Ganz einfach. Die Kinder wissen, dass es Weihnachten gibt, und wir verbringen die Feiertage gemeinsam als Familie. Sie kennen die muslimischen Feiertage, die in Baschkirien gefeiert werden. Sie wissen, dass es Kirchen und Moscheen gibt. Sie wissen, dass ihre Mutter Deutsch spricht und sie selbst kennen auch einige Wörter oder Sätze.
Sie wissen, dass eine ihrer Urgroßmütter nur Baschkirisch und die andere nur einen deutschen Dialekt spricht. Die Kinder sehen sofort die ganze Vielfalt der Welt und verstehen, dass es auch so sein sollte.

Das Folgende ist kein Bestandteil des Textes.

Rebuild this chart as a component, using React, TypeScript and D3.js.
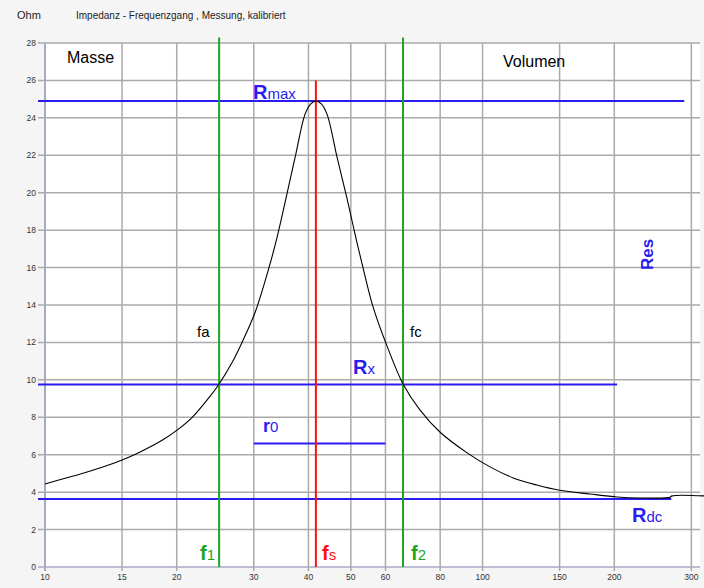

Ich glaube, dass sie großes Glück haben. Sie bekommen jede Menge Geschenke zu den verschiedenen Feiertagen.

Ihre Kinder Rolan und Alan bei ihrer Suche nach Osternestern, 2019
Фото: Privates Archiv von Nelli Artes
Kochen Sie zu Hause irgendwelche nationalen Gerichte? Deutsche, oder vielleicht baschkirische?
Natürlich! Es haben sich beide Küchen in der Familie durchgesetzt. Das meistgekochte deutsche Lieblingsgericht in unserer Familie ist Strudel mit Sauerkraut und Schweinerippchen. Wenn wir bei meiner Mutter zusammenkommen, ist unsere gesamte deutsche Küche mit Liebe gefüllt und mit der Heimat verbunden. Als meine Großmutter in Russland lebte, backte sie für uns alle Rievelkuchen. Gekocht wurde von morgens bis abends. Wir hatten viele Tanten und Onkel, und meine Oma hat für die ganze Familie gekocht! Ich erinnere mich, wie ich diesen Kuchen in der Eiseskälte auf einem Schlitten mitnahm. Eine solch warme Erinnerung an meine Kindheit. Auch die baschkirische Küche ist bei uns präsent. Dazu gehört zum Beispiel Wak Beljasch. Während der Projekte im JdR werde ich auch mit Tschak-Tschak assoziiert: „Nelli kommt gleich und bringt Tschak-Tschak mit“. Wir haben in dem JdR eine Tradition:
Wenn wir zusammenkommen, bringt jeder etwas Besonderes aus der Heimatregion mit. Diese Art des interkulturellen Dialogs ist großartig.
Man hat eine eigene kleine Insel innerhalb der Familie und gleichzeitig lebt man aber auch mit Verständnis für andere. Man weiß, wie man ein gutes Leben auf der ganzen Welt führt.